Lumpenproletariat
From MarxWiki
According to Marxists, the Lumpenproletariat, or slum proletariat, consists of the lowest possible members of an industrial society--outcasts, beggars, tramps, petty criminals, unemployables, etc. During a Depression, young people who cannot be accommodated in the working world may be forced into this class due to a complete lack of even Proletariat jobs. The lumpenproletariat lacks a class consciousness (unlike the proletariat), and is basically pushed around by the bourgeoisie (possibly because money provided by the bourgeoisie was their only means of subsistance, therefore no need to revolt against them).
Frantz Fanon complicates the class-based Marxist discussion of the lumpenproletariat by examining the interpellation and agency of this group in a colonial context.

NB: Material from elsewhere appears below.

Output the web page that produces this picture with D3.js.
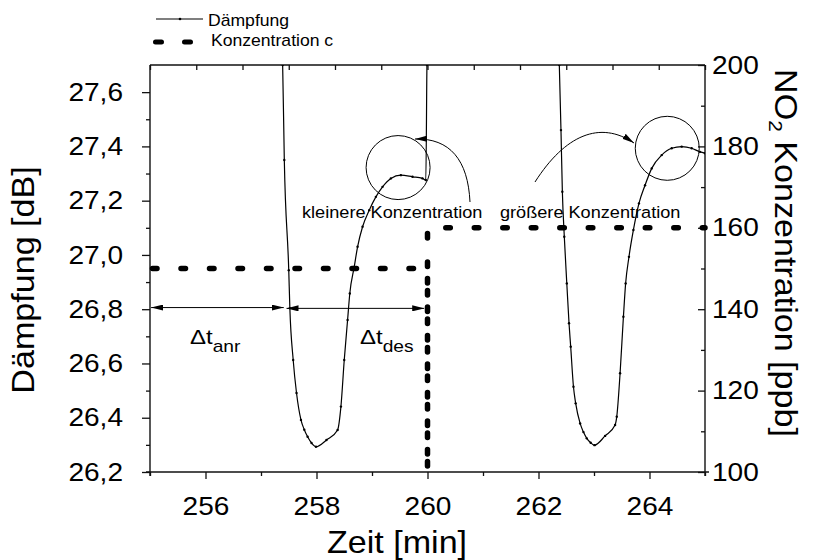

Originally peasants, members of the lumpenproletariat are men (see footnote) who have been driven off their land by the poverty exacerbated during the process of industrialization in colonized countries. Excluded from the advantages of the colonial system that many of their counterparts in the towns experience, they move in mass to erect shanty towns on the urban fringes. According to Fanon, juvenile delinquency in colonized countries is a direct result of the emergence of the lumpenproletariat. Once on the outskirts of the city, these landless peasants become pimps, hooligans, unemployed, and petty criminals. Fanon writes disparagingly of this group of society's dredges as "irrevocable decay, the gangrene always present at the heart of colonial domination (130). However, redemption is still possible, specifically through participation in the national liberation struggle. Armed insurgency against the oppressor birthed in the countryside will find a channel into towns through the exploited group living on the fringes. The only way for the lumpenproletariat to enter the city and reclaim its worth is through violence in the name of the nation, and as the urban spearhead of armed struggles, the lumpenproletariat is “one of the most spontaneous and the most radically revolutionary forces of a colonized people (129). Urging nationalist parties who look down upon and neglect the lumpenproletariat to recognize its revolutionary potential, Fanon also cautions against the danger of the oppressor using the group in its own service against the struggle for liberation. Because “ignorance and incomprehension are weaknesses of the lumpenproletariat, its members are easily bought by the colonizer as hired troops. Therefore, political education of the masses becomes historically imperative.
footnote: In his writing, Fanon tends to use sexist terminology that is inclusive only of men. Although I believe that in the case of the potentially revolutionary lumpenproletariat he may intend to gender the group, women (and any specificity of gender) fall out of the picture of colonial conditions and armed liberation struggle that he provides.